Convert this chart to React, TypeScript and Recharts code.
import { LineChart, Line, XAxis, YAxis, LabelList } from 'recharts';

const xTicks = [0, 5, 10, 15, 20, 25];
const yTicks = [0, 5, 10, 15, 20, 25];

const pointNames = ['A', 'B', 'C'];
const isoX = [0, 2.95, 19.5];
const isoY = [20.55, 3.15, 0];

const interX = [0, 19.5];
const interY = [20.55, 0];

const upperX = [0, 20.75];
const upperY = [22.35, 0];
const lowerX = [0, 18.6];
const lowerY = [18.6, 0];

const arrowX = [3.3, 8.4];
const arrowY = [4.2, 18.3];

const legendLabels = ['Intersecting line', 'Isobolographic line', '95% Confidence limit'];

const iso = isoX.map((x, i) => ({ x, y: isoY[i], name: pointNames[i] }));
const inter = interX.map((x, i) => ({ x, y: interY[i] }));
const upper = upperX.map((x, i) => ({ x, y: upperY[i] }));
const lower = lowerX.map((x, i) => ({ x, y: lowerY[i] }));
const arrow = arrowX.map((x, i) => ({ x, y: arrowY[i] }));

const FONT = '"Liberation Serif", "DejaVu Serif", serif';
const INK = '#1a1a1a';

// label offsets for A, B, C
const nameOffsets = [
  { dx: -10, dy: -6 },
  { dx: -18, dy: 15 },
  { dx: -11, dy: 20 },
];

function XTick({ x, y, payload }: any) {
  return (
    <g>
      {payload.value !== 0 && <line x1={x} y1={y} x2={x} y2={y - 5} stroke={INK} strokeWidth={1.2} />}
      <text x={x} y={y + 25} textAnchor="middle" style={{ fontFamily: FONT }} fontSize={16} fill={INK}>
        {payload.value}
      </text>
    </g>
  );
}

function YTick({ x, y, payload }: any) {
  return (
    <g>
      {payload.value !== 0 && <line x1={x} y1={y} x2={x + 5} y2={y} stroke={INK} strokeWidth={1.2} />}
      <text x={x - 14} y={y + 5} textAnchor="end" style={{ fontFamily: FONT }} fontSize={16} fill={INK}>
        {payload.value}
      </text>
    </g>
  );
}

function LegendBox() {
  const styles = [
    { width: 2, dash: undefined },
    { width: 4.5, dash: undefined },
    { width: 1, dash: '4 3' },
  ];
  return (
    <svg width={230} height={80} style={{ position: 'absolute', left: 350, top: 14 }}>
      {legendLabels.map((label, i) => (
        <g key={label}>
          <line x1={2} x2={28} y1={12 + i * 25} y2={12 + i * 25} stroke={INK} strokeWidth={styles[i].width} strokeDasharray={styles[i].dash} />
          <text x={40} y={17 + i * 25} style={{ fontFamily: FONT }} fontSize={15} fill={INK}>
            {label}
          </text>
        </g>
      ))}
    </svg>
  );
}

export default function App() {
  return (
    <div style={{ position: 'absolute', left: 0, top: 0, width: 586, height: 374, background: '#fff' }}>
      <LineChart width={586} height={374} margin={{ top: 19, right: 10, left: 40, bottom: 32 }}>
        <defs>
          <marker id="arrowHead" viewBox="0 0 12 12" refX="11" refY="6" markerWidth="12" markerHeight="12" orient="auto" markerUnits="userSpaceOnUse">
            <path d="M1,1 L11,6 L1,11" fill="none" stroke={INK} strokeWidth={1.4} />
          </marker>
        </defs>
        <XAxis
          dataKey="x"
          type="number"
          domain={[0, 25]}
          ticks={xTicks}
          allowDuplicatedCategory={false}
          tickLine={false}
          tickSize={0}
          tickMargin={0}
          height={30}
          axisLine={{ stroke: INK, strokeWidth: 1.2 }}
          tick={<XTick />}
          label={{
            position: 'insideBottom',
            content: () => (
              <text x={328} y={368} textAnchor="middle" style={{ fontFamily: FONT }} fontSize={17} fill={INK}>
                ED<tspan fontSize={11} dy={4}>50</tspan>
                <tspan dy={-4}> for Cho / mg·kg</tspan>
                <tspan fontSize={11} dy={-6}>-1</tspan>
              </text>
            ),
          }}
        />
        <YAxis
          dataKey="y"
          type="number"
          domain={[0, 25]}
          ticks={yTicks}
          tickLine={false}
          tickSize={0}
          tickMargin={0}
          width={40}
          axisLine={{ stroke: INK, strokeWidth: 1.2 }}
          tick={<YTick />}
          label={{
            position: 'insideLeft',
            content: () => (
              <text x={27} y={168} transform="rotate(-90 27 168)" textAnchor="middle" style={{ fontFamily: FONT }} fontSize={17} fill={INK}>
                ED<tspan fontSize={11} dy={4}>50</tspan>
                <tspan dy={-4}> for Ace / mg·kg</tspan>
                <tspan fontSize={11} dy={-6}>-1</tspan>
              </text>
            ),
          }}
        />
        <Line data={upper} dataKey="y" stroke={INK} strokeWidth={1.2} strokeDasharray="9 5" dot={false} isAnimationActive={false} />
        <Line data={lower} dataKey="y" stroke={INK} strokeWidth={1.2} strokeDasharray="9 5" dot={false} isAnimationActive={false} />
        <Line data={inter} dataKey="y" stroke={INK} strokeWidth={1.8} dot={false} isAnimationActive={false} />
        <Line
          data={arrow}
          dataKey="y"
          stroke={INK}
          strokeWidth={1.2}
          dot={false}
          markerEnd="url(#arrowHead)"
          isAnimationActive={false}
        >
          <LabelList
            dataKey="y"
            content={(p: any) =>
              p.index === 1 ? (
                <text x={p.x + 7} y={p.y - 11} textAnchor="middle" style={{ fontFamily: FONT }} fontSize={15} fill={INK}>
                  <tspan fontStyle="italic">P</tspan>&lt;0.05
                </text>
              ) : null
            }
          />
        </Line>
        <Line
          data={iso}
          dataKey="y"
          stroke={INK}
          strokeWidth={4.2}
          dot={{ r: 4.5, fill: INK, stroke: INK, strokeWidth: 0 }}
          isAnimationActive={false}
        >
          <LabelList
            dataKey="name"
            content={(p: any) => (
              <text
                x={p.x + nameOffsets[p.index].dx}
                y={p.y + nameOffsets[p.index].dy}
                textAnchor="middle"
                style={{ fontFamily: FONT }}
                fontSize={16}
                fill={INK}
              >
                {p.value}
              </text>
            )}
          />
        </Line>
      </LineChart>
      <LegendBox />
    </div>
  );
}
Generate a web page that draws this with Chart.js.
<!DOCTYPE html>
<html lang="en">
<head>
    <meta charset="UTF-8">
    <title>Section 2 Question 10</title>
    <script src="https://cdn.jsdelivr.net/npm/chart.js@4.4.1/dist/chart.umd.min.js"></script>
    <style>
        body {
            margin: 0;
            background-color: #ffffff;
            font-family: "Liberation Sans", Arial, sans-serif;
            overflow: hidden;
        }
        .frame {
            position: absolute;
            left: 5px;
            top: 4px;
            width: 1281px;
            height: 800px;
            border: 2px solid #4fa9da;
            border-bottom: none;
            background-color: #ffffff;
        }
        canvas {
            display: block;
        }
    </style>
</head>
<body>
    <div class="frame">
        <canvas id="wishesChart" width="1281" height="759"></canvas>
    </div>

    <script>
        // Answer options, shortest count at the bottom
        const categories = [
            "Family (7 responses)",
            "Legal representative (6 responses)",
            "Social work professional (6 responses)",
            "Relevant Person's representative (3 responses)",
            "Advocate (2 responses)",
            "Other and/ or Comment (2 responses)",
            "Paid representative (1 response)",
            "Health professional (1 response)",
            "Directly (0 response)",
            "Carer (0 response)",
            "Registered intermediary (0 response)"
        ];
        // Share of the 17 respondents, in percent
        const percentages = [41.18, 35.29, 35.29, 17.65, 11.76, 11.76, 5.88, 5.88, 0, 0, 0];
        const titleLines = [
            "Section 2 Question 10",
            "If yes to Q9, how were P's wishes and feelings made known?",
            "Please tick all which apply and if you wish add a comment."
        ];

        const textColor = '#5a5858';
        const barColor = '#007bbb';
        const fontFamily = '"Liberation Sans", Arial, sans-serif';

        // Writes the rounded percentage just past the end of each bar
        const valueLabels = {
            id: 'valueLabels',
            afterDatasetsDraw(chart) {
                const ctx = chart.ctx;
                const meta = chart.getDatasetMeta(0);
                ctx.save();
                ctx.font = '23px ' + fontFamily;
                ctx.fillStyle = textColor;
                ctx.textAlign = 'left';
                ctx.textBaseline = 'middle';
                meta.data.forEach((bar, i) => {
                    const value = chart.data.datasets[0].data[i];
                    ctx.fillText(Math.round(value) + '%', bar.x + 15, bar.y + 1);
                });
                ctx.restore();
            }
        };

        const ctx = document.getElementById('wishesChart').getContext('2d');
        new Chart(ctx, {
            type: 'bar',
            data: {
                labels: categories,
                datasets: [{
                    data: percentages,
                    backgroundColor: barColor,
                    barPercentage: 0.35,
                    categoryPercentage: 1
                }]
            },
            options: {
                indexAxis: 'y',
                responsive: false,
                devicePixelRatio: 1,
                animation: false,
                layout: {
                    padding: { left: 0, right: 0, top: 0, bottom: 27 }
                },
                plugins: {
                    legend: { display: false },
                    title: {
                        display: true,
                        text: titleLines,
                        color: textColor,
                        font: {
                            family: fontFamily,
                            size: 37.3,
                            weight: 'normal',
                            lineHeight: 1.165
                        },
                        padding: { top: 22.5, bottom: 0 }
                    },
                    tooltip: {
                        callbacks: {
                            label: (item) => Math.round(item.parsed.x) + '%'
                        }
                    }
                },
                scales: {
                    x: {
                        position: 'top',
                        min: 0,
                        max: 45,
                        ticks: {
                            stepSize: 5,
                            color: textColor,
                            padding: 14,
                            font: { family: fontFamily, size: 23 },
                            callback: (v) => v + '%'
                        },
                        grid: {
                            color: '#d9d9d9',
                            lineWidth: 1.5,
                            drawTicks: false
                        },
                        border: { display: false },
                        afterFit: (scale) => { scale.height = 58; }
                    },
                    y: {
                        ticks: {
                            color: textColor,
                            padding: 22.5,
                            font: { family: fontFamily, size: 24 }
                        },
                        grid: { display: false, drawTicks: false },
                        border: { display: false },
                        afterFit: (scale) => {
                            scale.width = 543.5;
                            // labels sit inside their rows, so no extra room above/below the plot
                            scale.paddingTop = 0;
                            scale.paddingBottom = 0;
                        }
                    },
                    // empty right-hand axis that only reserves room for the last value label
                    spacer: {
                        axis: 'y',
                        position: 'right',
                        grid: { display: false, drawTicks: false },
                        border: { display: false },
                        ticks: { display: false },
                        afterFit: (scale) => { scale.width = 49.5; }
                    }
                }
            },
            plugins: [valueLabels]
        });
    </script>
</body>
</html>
◇ ◇ ◇ ◇ ◇
THE TASK – Quote the data above verbatim from its first line to the line that includes "const arrowY = [4.2, 18.3];", with both boundary lines retained.

EXPECTED ANSWER –
Convert this chart to React, TypeScript and Recharts code.
import { LineChart, Line, XAxis, YAxis, LabelList } from 'recharts';

const xTicks = [0, 5, 10, 15, 20, 25];
const yTicks = [0, 5, 10, 15, 20, 25];

const pointNames = ['A', 'B', 'C'];
const isoX = [0, 2.95, 19.5];
const isoY = [20.55, 3.15, 0];

const interX = [0, 19.5];
const interY = [20.55, 0];

const upperX = [0, 20.75];
const upperY = [22.35, 0];
const lowerX = [0, 18.6];
const lowerY = [18.6, 0];

const arrowX = [3.3, 8.4];
const arrowY = [4.2, 18.3];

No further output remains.